Meta employees are heatedly divided over the social media giant’s decision to roll back its DEI programs, according to an online survey by professional social media platform Blind.
The Jan. 16-19 survey of 965 Meta employees in the U.S. found that 43% agreed with the decision to halt DEI initiatives, 45% said they disagreed, and 12% were unsure.
“We didn’t end DEI. We shifted DEI to focus on hiring MAGAs,” one respondent wrote, claiming that Meta terminated its policies due to pressure from the Trump administration, Blind reported.
By contrast, a supporter of the decision remarked that, “We need to check the real flavor of the talent. Some hired through DEI haven’t delivered strong results,” according to Blind.
It said another employee quickly fired back: “We’ve seen countless people who weren’t hired through DEI and still fail to deliver strong results. But we don’t blame it on their race.”
Meta did not respond to a request for comment prior to press time.
In a Jan. 10 memo to employees, Janelle Gale, Meta’s vice president of human resources and head of people, announced changes to the Facebook owner’s hiring, development and procurement practices, according to a CNBC report. This included ending Meta’s “Diverse Slate Approach,” its practice of considering qualified candidates from underrepresented groups for open jobs, the news outlet explained.
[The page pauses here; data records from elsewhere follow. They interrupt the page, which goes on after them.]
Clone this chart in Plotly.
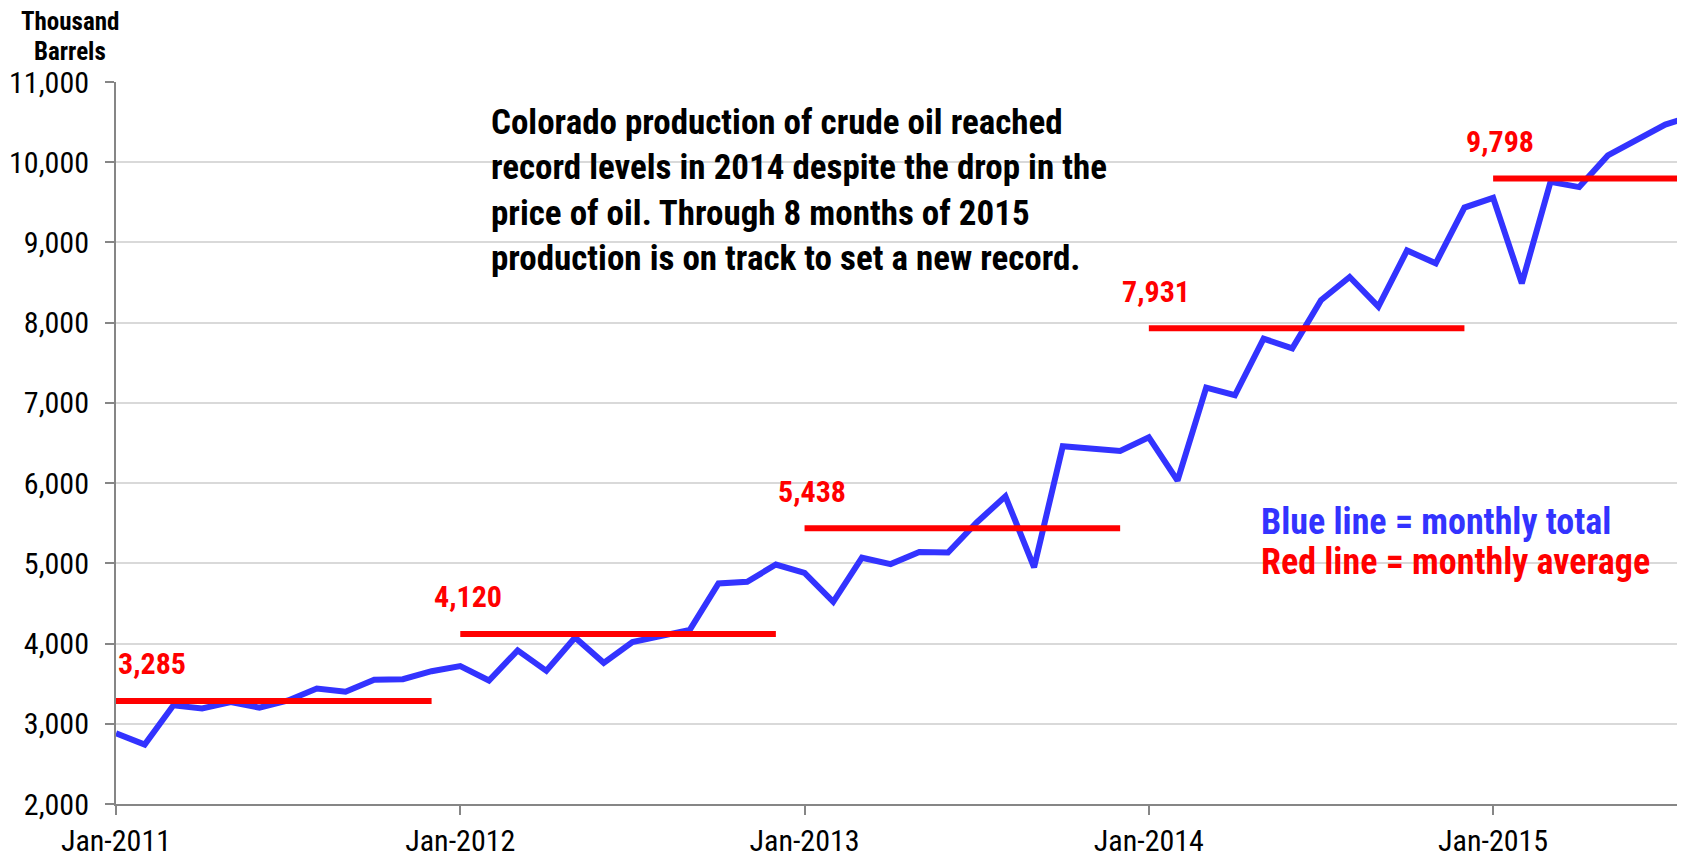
import plotly.graph_objects as go

# ---------------- data ----------------
months = [f"{m}-{y}" for y in range(2011, 2016) for m in
          ["Jan", "Feb", "Mar", "Apr", "May", "Jun", "Jul", "Aug", "Sep", "Oct", "Nov", "Dec"]][:56]

production_2011 = [2880, 2740, 3230, 3190, 3270, 3200, 3290, 3440, 3400, 3550, 3555, 3655]
production_2012 = [3720, 3540, 3915, 3660, 4075, 3760, 4020, 4090, 4170, 4750, 4770, 4985]
production_2013 = [4880, 4520, 5070, 4990, 5140, 5135, 5510, 5835, 4950, 6460, 6430, 6400]
production_2014 = [6570, 6030, 7190, 7095, 7800, 7680, 8280, 8570, 8200, 8900, 8740, 9435]
production_2015 = [9555, 8490, 9755, 9690, 10085, 10280, 10470, 10580]

years = [2011, 2012, 2013, 2014, 2015]
yearly_avg = [3285, 4120, 5438, 7931, 9798]
avg_labels = ["3,285", "4,120", "5,438", "7,931", "9,798"]

tick_labels = ["Jan-2011", "Jan-2012", "Jan-2013", "Jan-2014", "Jan-2015"]
y_ticks = [2000, 3000, 4000, 5000, 6000, 7000, 8000, 9000, 10000, 11000]

note_lines = [
    "Colorado production of crude oil reached",
    "record levels in 2014 despite the drop in the",
    "price of oil. Through 8 months of 2015",
    "production is on track to set a new record.",
]
legend_lines = ["Blue line = monthly total", "Red line = monthly average"]
y_title_lines = ["Thousand", "Barrels"]

# ---------------- figure ----------------
BLUE = "#3333FF"
RED = "#FF0000"
NARROW = "Liberation Sans Narrow, Arial Narrow, Roboto Condensed, Liberation Sans, sans-serif"

# page is offset by the browser's default 8px body margin
OFF = 8
PAGE_W, PAGE_H = 1685, 857
W, H = PAGE_W - OFF, PAGE_H - OFF
PLOT_L, PLOT_T, PLOT_R, PLOT_B = 116, 82, 1682, 804   # page pixel coords of plot area
L, T = PLOT_L - OFF, PLOT_T - OFF
R, B = PAGE_W - PLOT_R, PAGE_H - PLOT_B
pw, ph = W - L - R, H - T - B
MONTH_PX = 28.69

production = production_2011 + production_2012 + production_2013 + production_2014 + production_2015
x_idx = list(range(len(production)))

fig = go.Figure()
fig.add_trace(go.Scatter(x=x_idx, y=production, mode="lines",
                         line=dict(color=BLUE, width=6), hoverinfo="skip"))

per_year = [production_2011, production_2012, production_2013, production_2014, production_2015]
annotations = []
start = 0
for yr, vals, avg, lab in zip(years, per_year, yearly_avg, avg_labels):
    end = start + len(vals) - 1
    fig.add_trace(go.Scatter(x=[start, end], y=[avg, avg], mode="lines",
                             line=dict(color=RED, width=6), hoverinfo="skip"))
    annotations.append(dict(x=max(start - 1, 0), y=avg, xref="x", yref="y",
                            text=f"<b>{lab}</b>", showarrow=False,
                            xanchor="left", yanchor="middle", yshift=37,
                            font=dict(family=NARROW, size=30, color=RED)))
    start = end + 1


def page_ann(px, py, text, size, color, xanchor="left"):
    return dict(x=(px - PLOT_L) / pw, y=(PLOT_B - py) / ph, xref="paper", yref="paper",
                text=text, showarrow=False, xanchor=xanchor, yanchor="middle",
                font=dict(family=NARROW, size=size, color=color))


for i, line in enumerate(note_lines):
    annotations.append(page_ann(489, 122 + i * 45.5, f"<b>{line}</b>", 35, "black"))
for i, (line, col) in enumerate(zip(legend_lines, [BLUE, RED])):
    annotations.append(page_ann(1259, 522 + i * 40, f"<b>{line}</b>", 36, col))
for i, line in enumerate(y_title_lines):
    annotations.append(page_ann(70, 21 + i * 31, f"<b>{line}</b>", 25, "black", xanchor="center"))

fig.update_layout(
    width=W, height=H,
    margin=dict(l=L, r=R, t=T, b=B, pad=0, autoexpand=False),
    paper_bgcolor="white", plot_bgcolor="white",
    showlegend=False,
    annotations=annotations,
    xaxis=dict(range=[0, (PLOT_R - PLOT_L) / MONTH_PX], tickvals=[0, 12, 24, 36, 48], ticktext=tick_labels,
               showgrid=False, zeroline=False, showline=True, linecolor="#868686", linewidth=2,
               ticks="outside", ticklen=9, tickwidth=2, tickcolor="#868686", automargin=False,
               tickfont=dict(family=NARROW, size=30, color="black")),
    yaxis=dict(range=[2000, 11000], tickvals=y_ticks, tickformat=",",
               showgrid=True, gridcolor="#D9D9D9", gridwidth=2, zeroline=False,
               showline=True, linecolor="#868686", linewidth=2,
               ticks="outside", ticklen=9, tickwidth=2, tickcolor="#868686",
               ticklabelstandoff=10, automargin=False,
               tickfont=dict(family=NARROW, size=30, color="black")),
)

fig.write_html("out.html")
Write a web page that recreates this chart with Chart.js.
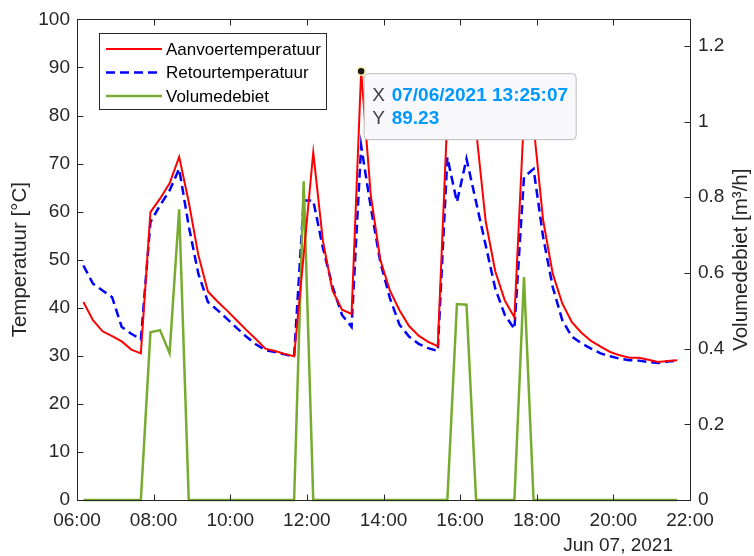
<!DOCTYPE html>
<html>
<head>
<meta charset="utf-8">
<script src="https://cdn.jsdelivr.net/npm/chart.js@4.4.1/dist/chart.umd.min.js"></script>
<style>
  html, body { margin: 0; padding: 0; background: #fff; }
  canvas { display: block; }
</style>
</head>
<body>
<canvas id="flowChart" width="754" height="556"></canvas>
<script>
// Colours and fonts (MATLAB look)
const RED = '#ff0000';
const BLUE = '#0000ff';
const GREEN = '#77ac30';
const AXIS_COLOR = '#262626';
const FONT = "'Liberation Sans', Arial, sans-serif";

// Sample times (15 min interval, 07 Jun 2021)
const TIMES = [
    '06:10', '06:25', '06:40', '06:55', '07:10', '07:25', '07:40', '07:55',
    '08:10', '08:25', '08:40', '08:55', '09:10', '09:25', '09:40', '09:55',
    '10:10', '10:25', '10:40', '10:55', '11:10', '11:25', '11:40', '11:55',
    '12:10', '12:25', '12:40', '12:55', '13:10', '13:25', '13:40', '13:55',
    '14:10', '14:25', '14:40', '14:55', '15:10', '15:25', '15:40', '15:55',
    '16:10', '16:25', '16:40', '16:55', '17:10', '17:25', '17:40', '17:55',
    '18:10', '18:25', '18:40', '18:55', '19:10', '19:25', '19:40', '19:55',
    '20:10', '20:25', '20:40', '20:55', '21:10', '21:25', '21:40'
];

// Aanvoertemperatuur [°C]
const AANVOER = [
    41.2, 37.4, 35.1, 34.1, 33.0, 31.3, 30.5, 59.9,
    62.7, 65.9, 71.4, 62.0, 51.0, 43.4, 41.3, 39.4,
    37.4, 35.4, 33.5, 31.5, 31.0, 30.4, 29.9, 51.0,
    72.3, 54.0, 43.6, 39.6, 38.7, 89.23, 63.5, 50.0,
    43.6, 39.5, 36.2, 34.2, 32.9, 32.0, 80.0, 84.0,
    85.0, 77.0, 58.0, 47.6, 41.5, 38.0, 80.0, 78.0,
    58.2, 47.1, 40.9, 37.0, 34.8, 33.1, 31.9, 30.8,
    30.1, 29.6, 29.6, 29.2, 28.7, 28.9, 29.1
];

// Retourtemperatuur [°C]
const RETOUR = [
    48.8, 45.0, 43.6, 42.2, 36.0, 34.6, 33.4, 57.8,
    61.3, 64.4, 68.9, 57.0, 47.1, 41.2, 39.5, 37.7,
    35.8, 34.0, 32.4, 31.2, 30.8, 30.3, 29.9, 62.3,
    62.3, 52.5, 44.5, 38.5, 36.0, 73.7, 61.0, 49.5,
    42.0, 36.5, 34.0, 32.5, 31.6, 31.0, 71.3, 62.0,
    71.0, 62.0, 53.0, 44.0, 38.5, 35.6, 67.2, 68.9,
    54.7, 44.3, 37.4, 34.0, 32.6, 31.5, 30.5, 29.9,
    29.4, 29.1, 29.0, 28.7, 28.5, 28.8, 29.0
];

// Volumedebiet [m³/h]
const DEBIET = [
    0, 0, 0, 0, 0, 0, 0, 0.443,
    0.449, 0.388, 0.768, 0, 0, 0, 0, 0,
    0, 0, 0, 0, 0, 0, 0, 0.842,
    0, 0, 0, 0, 0, 0, 0, 0,
    0, 0, 0, 0, 0, 0, 0, 0.518,
    0.516, 0, 0, 0, 0, 0, 0.589, 0,
    0, 0, 0, 0, 0, 0, 0, 0,
    0, 0, 0, 0, 0, 0, 0
];

const X_TICKS = [6, 8, 10, 12, 14, 16, 18, 20, 22];
const DEBIET_TICKS = [0, 0.2, 0.4, 0.6, 0.8, 1, 1.2];

const TIP_INDEX = 29;
const TIP_X = '07/06/2021 13:25:07';
const TIP_Y = '89.23';

const toHours = t => {
    const [h, m] = t.split(':').map(Number);
    return h + m / 60;
};
const toPoints = values => TIMES.map((t, i) => ({ x: toHours(t), y: values[i] }));

// Box, inward ticks, axis labels, legend and datatip
const matlabOverlay = {
    id: 'matlabOverlay',
    afterDatasetsDraw(chart) {
        const { ctx, chartArea: a, scales } = chart;
        const L = Math.round(a.left) + 0.5, R = Math.round(a.right) + 0.5;
        const T = Math.round(a.top) + 0.5, B = Math.round(a.bottom) + 0.5;
        ctx.save();
        ctx.strokeStyle = AXIS_COLOR;
        ctx.lineWidth = 1;
        ctx.setLineDash([]);
        ctx.strokeRect(L, T, R - L, B - T);

        ctx.beginPath();
        X_TICKS.forEach(v => {
            const px = Math.round(scales.x.getPixelForValue(v)) + 0.5;
            ctx.moveTo(px, B); ctx.lineTo(px, B - 6);
            ctx.moveTo(px, T); ctx.lineTo(px, T + 6);
        });
        scales.y.ticks.forEach(t => {
            const py = Math.round(scales.y.getPixelForValue(t.value)) + 0.5;
            ctx.moveTo(L, py); ctx.lineTo(L + 6, py);
        });
        DEBIET_TICKS.forEach(v => {
            const py = Math.round(scales.y1.getPixelForValue(v)) + 0.5;
            ctx.moveTo(R, py); ctx.lineTo(R - 6, py);
        });
        ctx.stroke();

        // axis titles
        ctx.fillStyle = AXIS_COLOR;
        ctx.font = `20.5px ${FONT}`;
        ctx.textAlign = 'center';
        ctx.textBaseline = 'middle';
        const midY = (a.top + a.bottom) / 2;
        [[20, 'Temperatuur [°C]'], [741, 'Volumedebiet [m³/h]']].forEach(([x, text]) => {
            ctx.save();
            ctx.translate(x, midY);
            ctx.rotate(-Math.PI / 2);
            ctx.fillText(text, 0, 0);
            ctx.restore();
        });
        ctx.font = `19px ${FONT}`;
        ctx.textAlign = 'right';
        ctx.fillText('Jun 07, 2021', 673, 546);

        // legend
        ctx.fillStyle = '#fff';
        ctx.fillRect(99.5, 33.5, 227, 76);
        ctx.strokeRect(99.5, 33.5, 227, 76);
        ctx.font = `17px ${FONT}`;
        ctx.textAlign = 'left';
        const legendRows = [
            [chart.data.datasets[0], 49],
            [chart.data.datasets[2], 72.5],
            [chart.data.datasets[1], 96]
        ];
        legendRows.forEach(([ds, y]) => {
            ctx.save();
            ctx.strokeStyle = ds.borderColor;
            ctx.lineWidth = ds.borderWidth;
            ctx.setLineDash(ds.borderDash || []);
            ctx.beginPath();
            ctx.moveTo(106, y); ctx.lineTo(162, y);
            ctx.stroke();
            ctx.restore();
            ctx.fillStyle = '#000';
            ctx.fillText(ds.label, 166, y + 1);
        });

        // datatip
        const pt = chart.getDatasetMeta(0).data[TIP_INDEX];
        const bx = pt.x + 2.5, by = pt.y + 2, bw = 212, bh = 66;
        ctx.beginPath();
        ctx.roundRect(bx + 0.5, by + 0.5, bw, bh, 4);
        ctx.fillStyle = '#f9f9fd';
        ctx.fill();
        ctx.strokeStyle = '#bdbdbd';
        ctx.stroke();
        ctx.font = `19px ${FONT}`;
        ctx.fillStyle = '#404040';
        ctx.fillText('X', pt.x + 11, pt.y + 25);
        ctx.fillText('Y', pt.x + 11, pt.y + 48);
        ctx.font = `bold 19px ${FONT}`;
        ctx.fillStyle = '#0099ff';
        ctx.fillText(TIP_X, pt.x + 30.5, pt.y + 25);
        ctx.fillText(TIP_Y, pt.x + 30.5, pt.y + 48);

        ctx.beginPath();
        ctx.arc(pt.x, pt.y, 4, 0, Math.PI * 2);
        ctx.fillStyle = '#1a1a1a';
        ctx.fill();
        ctx.strokeStyle = '#fff7b0';
        ctx.lineWidth = 1.5;
        ctx.stroke();
        ctx.restore();
    }
};

const tickFont = { family: FONT, size: 19 };
const pad2 = v => String(v).padStart(2, '0');

const ctx = document.getElementById('flowChart').getContext('2d');
new Chart(ctx, {
    type: 'line',
    data: {
        datasets: [
            {
                label: 'Aanvoertemperatuur',
                data: toPoints(AANVOER),
                borderColor: RED,
                borderWidth: 2,
                yAxisID: 'y',
                order: 0,
                clip: 4
            },
            {
                label: 'Volumedebiet',
                data: toPoints(DEBIET),
                borderColor: GREEN,
                borderWidth: 2.5,
                yAxisID: 'y1',
                order: 1,
                clip: 4
            },
            {
                label: 'Retourtemperatuur',
                data: toPoints(RETOUR),
                borderColor: BLUE,
                borderWidth: 2.5,
                borderDash: [9, 5],
                yAxisID: 'y',
                order: 2,
                clip: 4
            }
        ]
    },
    options: {
        responsive: false,
        animation: false,
        layout: { padding: { top: 18, left: 0, right: 0, bottom: 0 } },
        elements: {
            point: { radius: 0, hoverRadius: 0 },
            line: { tension: 0, fill: false }
        },
        plugins: {
            legend: { display: false },
            tooltip: { enabled: false }
        },
        scales: {
            x: {
                type: 'linear',
                min: 6,
                max: 22,
                afterBuildTicks: s => { s.ticks = X_TICKS.map(v => ({ value: v })); },
                afterFit: s => { s.height = 56; },
                ticks: {
                    callback: v => `${pad2(v)}:00`,
                    font: tickFont,
                    color: AXIS_COLOR,
                    padding: 9,
                    maxRotation: 0,
                    autoSkip: false
                },
                grid: { display: false, drawTicks: false },
                border: { display: false }
            },
            y: {
                position: 'left',
                min: 0,
                max: 100,
                afterFit: s => { s.width = 77; },
                ticks: { stepSize: 10, font: tickFont, color: AXIS_COLOR, padding: 7 },
                grid: { display: false, drawTicks: false },
                border: { display: false }
            },
            y1: {
                position: 'right',
                min: 0,
                max: 1.27,
                afterBuildTicks: s => { s.ticks = DEBIET_TICKS.map(v => ({ value: v })); },
                afterFit: s => { s.width = 64; },
                ticks: {
                    callback: v => String(Math.round(v * 10) / 10),
                    font: tickFont,
                    color: AXIS_COLOR,
                    padding: 8
                },
                grid: { display: false, drawTicks: false },
                border: { display: false }
            }
        }
    },
    plugins: [matlabOverlay]
});
</script>
</body>
</html>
Meta will also disband its DEI team, eliminate its equity and inclusion training programs and end its supplier diversity efforts, the memo said.
The term DEI has “become charged, in part because it is understood by some as a practice that suggests preferential treatment of some groups over others,” Gale wrote.
While Meta previously ended its representational goals for women and ethnic minorities, “we want to eliminate any impression” that Meta decisions are based on race and gender, the memo added.
On the day the announcement was made, Blind posted an initial poll asking employees whether they thought the decision was the right one. In that survey, which had more than 4,700 participants, around 60% responded in favor of the decision, Blind said.
A week later, in this survey, respondents were clearly split on whether DEI had a positive or negative impact: 44% agreed DEI increased diversity, fostered innovation and/or improved brand image, while 38% believed DEI led to reverse discrimination against majority workers and/or hindered a performance-driven work environment. Seventeen percent said they were unsure.
The memo came three days after Meta ended its third-party fact-checking. According to the Blind survey, employees were similarly polarized on this decision: 42% opposed it, while 36% supported it.
The tech giant’s actions follow a parade of high-powered corporations — Walmart, Ford, Lowes, Harley-Davidson and John Deere, among them — that shifted their DEI efforts last year.
On Friday, Target joined the group, announcing it would be ending its DEI programs.
Target’s announcement came in the wake of a flurry of executive orders President Donald Trump signed during his first week in office, including orders aimed at suppressing public- and private-sector DEI initiatives.